Der besprochene Fall zeigt wieder einmal, wie wichtig es ist, ein Testament präzise und mit den richtigen erbrechtlichen Fachbegriffen zu formulieren.
Leider fehlt in weiten Teilen der Bevölkerung jedoch - das zeigen die Erlebnisse und Ergebnisse der täglichen Erbrechtspraxis - jegliches Problembewusstsein.

Stellen Sie sicher, dass Ihr "letzter Wille" auch das letzte Wort bleibt, nicht erst Juristen durch die Instanzen über Ihren vermeintlichen Willen streiten müssen und nicht wertvolle Resourcen an Zeit, Nerven und Geld unnötig verbrannt werden!

Versichern Sie sich bei der Erstellung Ihres Testaments unbedingt der fachlichen Unterstützung durch eine Fachanwältin / einen Fachanwalt für Erbrecht oder einer Notarin / eines Notars!


Ausblick:

Nachdem der BGH die Sache zur anderweitigen Behandlung und Entscheidung an das OLG zurückverwiesen hat, erscheint es nicht abwegig, dass das OLG nach weiteren Ermittlungen sogar zu der gänzlich anderen Auslegung gelangt, dass der Lebensgefährte als Vorerbe und die Großnichte als Nacherbin anzusehen ist.

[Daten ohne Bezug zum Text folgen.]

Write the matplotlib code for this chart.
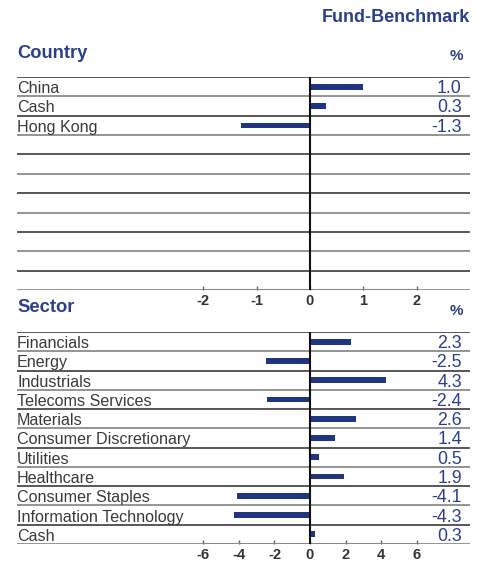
import matplotlib.pyplot as plt
import matplotlib.transforms as mtransforms

# Data
country_names = ["China", "Cash", "Hong Kong"]
country_values = [1.0, 0.3, -1.3]
country_ticks = [-2, -1, 0, 1, 2]

sector_names = ["Financials", "Energy", "Industrials", "Telecoms Services", "Materials",
                "Consumer Discretionary", "Utilities", "Healthcare", "Consumer Staples",
                "Information Technology", "Cash"]
sector_values = [2.3, -2.5, 4.3, -2.4, 2.6, 1.4, 0.5, 1.9, -4.1, -4.3, 0.3]
sector_ticks = [-6, -4, -2, 0, 2, 4, 6]

n_rows = 11
bar_color = "#1f3580"
blue_text = "#2b3f8c"
label_color = "#3a3a3a"

W, H = 486, 562
fig = plt.figure(figsize=(W / 100, H / 100), dpi=100)
plt.rcParams['font.family'] = ['Liberation Sans', 'DejaVu Sans']


def panel(top_px, bottom_px, names, values, ticks, xlim, title):
    ax = fig.add_axes([17 / W, 1 - bottom_px / H, 453 / W, (bottom_px - top_px) / H])
    ax.set_xlim(*xlim)
    ax.set_ylim(n_rows - 0.5, -0.5)
    for s in ax.spines.values():
        s.set_visible(False)
    ax.set_yticks([])

    # row separators
    for i in range(n_rows + 1):
        c = "#2a2a2a" if i % 2 == 0 else "#777777"
        ax.axhline(i - 0.5, color=c, lw=1.1, zorder=1)
    ax.axvline(0, color="#111111", lw=1.5, zorder=3)

    ax.barh(range(len(values)), values, height=0.3, color=bar_color, zorder=2)

    trans = mtransforms.blended_transform_factory(ax.transAxes, ax.transData)
    for i, (n, v) in enumerate(zip(names, values)):
        ax.text(0.0, i + 0.1, n, transform=trans, ha="left", va="center",
                fontsize=11.6, color=label_color)
        ax.text(0.982, i + 0.1, f"{v:.1f}", transform=trans, ha="right", va="center",
                fontsize=12.8, color=blue_text)

    # axis line under the scale
    ax.plot([ticks[0], ticks[-1]], [n_rows - 0.5, n_rows - 0.5], color="#888888",
            lw=2.2, zorder=2, solid_capstyle="butt")
    ax.set_xticks(ticks)
    ax.set_xticklabels([str(t) for t in ticks])
    ax.tick_params(axis="x", direction="in", length=3, width=1, color="#666666",
                   labelsize=10.5, labelcolor="#333333", pad=3)
    for lab in ax.get_xticklabels():
        lab.set_fontweight("bold")

    fig.text(17 / W, 1 - (top_px - 24) / H, title, ha="left", va="center",
             fontsize=13.2, fontweight="bold", color=blue_text)
    fig.text(463 / W, 1 - (top_px - 21) / H, "%", ha="right", va="center",
             fontsize=11, fontweight="bold", color=blue_text)
    return ax


fig.text(470 / W, 1 - 17 / H, "Fund-Benchmark", ha="right", va="center",
         fontsize=13, fontweight="bold", color=blue_text)

panel(77, 290, country_names, country_values, country_ticks,
      ((17 - 310) / 53.33, (470 - 310) / 53.33), "Country")
panel(332, 544, sector_names, sector_values, sector_ticks,
      ((17 - 310) / 17.78, (470 - 310) / 17.78), "Sector")

fig.savefig("out.png", dpi=100)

Jedenfalls wird in nächster Zeit immer noch nicht feststehen, wer Erbe nach der Erblasserin geworden ist.
Typischerweise wird bei derartigen Sachverhalten, in denen der Erbe unbekannt ist, Nachlasspflegschaft zur Sicherung des Nachlasses angeordnet (ob dies im entschiedenen Fall auch so ist, ließ sich den Entscheidungsgründen nicht entnehmen).
Der von Gericht bestellte (regelmäßig berufsmäßig tätige) Nachlasspfleger nimmt dann den Nachlass in Besitz und verwaltet ihn. Hierfür erhält er eine Vergütung, die der Erbe schuldet.

Auch diese Kostenposition ist bei einem eindeutig formulierten Testament vermeidbar.